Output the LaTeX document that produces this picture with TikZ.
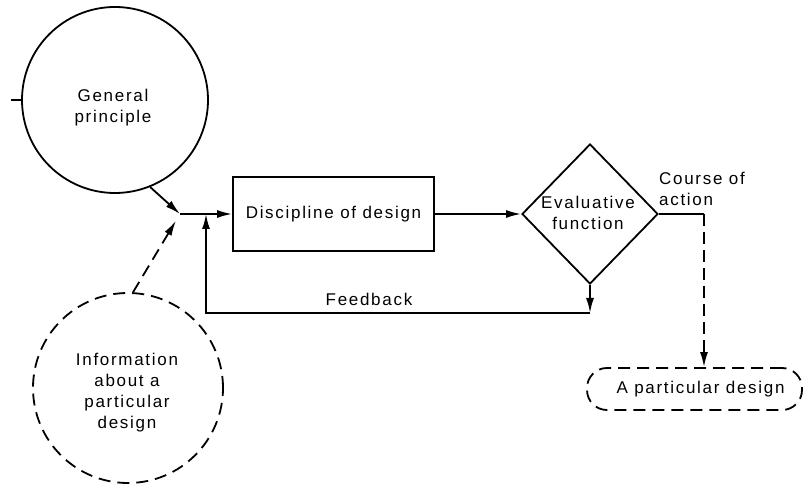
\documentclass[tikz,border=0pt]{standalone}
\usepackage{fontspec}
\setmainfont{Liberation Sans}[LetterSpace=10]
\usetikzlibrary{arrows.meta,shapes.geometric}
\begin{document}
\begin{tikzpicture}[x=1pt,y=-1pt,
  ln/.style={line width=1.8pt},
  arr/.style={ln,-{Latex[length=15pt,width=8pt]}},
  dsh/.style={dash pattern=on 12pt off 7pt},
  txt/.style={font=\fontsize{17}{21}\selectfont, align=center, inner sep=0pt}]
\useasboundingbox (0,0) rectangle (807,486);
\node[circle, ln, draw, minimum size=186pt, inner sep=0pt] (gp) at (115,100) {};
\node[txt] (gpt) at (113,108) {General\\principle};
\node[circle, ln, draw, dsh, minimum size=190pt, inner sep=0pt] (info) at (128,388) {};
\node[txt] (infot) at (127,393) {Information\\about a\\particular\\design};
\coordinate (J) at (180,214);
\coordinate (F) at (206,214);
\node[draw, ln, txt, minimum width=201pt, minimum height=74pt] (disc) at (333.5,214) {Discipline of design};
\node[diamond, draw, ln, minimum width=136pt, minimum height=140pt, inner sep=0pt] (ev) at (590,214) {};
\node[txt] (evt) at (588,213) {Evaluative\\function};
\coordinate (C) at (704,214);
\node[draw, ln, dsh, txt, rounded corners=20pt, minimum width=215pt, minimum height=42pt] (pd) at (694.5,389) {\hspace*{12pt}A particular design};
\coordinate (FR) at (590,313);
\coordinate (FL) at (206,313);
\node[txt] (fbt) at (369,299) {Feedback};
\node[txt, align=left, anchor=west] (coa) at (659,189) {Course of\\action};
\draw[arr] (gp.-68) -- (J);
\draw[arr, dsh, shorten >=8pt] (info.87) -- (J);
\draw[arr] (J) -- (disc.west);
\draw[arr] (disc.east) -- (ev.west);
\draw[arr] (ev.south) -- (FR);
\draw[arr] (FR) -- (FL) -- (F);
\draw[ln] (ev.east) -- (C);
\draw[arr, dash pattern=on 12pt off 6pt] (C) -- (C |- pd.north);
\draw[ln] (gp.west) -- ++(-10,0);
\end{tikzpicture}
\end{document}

+ + + + + + +

Aim of the exercise
Omit the pictures and reproduce the listing exactly.

Complete output
Output the LaTeX document that produces this picture with TikZ.
\documentclass[tikz,border=0pt]{standalone}
\usepackage{fontspec}
\setmainfont{Liberation Sans}[LetterSpace=10]
\usetikzlibrary{arrows.meta,shapes.geometric}
\begin{document}
\begin{tikzpicture}[x=1pt,y=-1pt,
  ln/.style={line width=1.8pt},
  arr/.style={ln,-{Latex[length=15pt,width=8pt]}},
  dsh/.style={dash pattern=on 12pt off 7pt},
  txt/.style={font=\fontsize{17}{21}\selectfont, align=center, inner sep=0pt}]
\useasboundingbox (0,0) rectangle (807,486);
\node[circle, ln, draw, minimum size=186pt, inner sep=0pt] (gp) at (115,100) {};
\node[txt] (gpt) at (113,108) {General\\principle};
\node[circle, ln, draw, dsh, minimum size=190pt, inner sep=0pt] (info) at (128,388) {};
\node[txt] (infot) at (127,393) {Information\\about a\\particular\\design};
\coordinate (J) at (180,214);
\coordinate (F) at (206,214);
\node[draw, ln, txt, minimum width=201pt, minimum height=74pt] (disc) at (333.5,214) {Discipline of design};
\node[diamond, draw, ln, minimum width=136pt, minimum height=140pt, inner sep=0pt] (ev) at (590,214) {};
\node[txt] (evt) at (588,213) {Evaluative\\function};
\coordinate (C) at (704,214);
\node[draw, ln, dsh, txt, rounded corners=20pt, minimum width=215pt, minimum height=42pt] (pd) at (694.5,389) {\hspace*{12pt}A particular design};
\coordinate (FR) at (590,313);
\coordinate (FL) at (206,313);
\node[txt] (fbt) at (369,299) {Feedback};
\node[txt, align=left, anchor=west] (coa) at (659,189) {Course of\\action};
\draw[arr] (gp.-68) -- (J);
\draw[arr, dsh, shorten >=8pt] (info.87) -- (J);
\draw[arr] (J) -- (disc.west);
\draw[arr] (disc.east) -- (ev.west);
\draw[arr] (ev.south) -- (FR);
\draw[arr] (FR) -- (FL) -- (F);
\draw[ln] (ev.east) -- (C);
\draw[arr, dash pattern=on 12pt off 6pt] (C) -- (C |- pd.north);
\draw[ln] (gp.west) -- ++(-10,0);
\end{tikzpicture}
\end{document}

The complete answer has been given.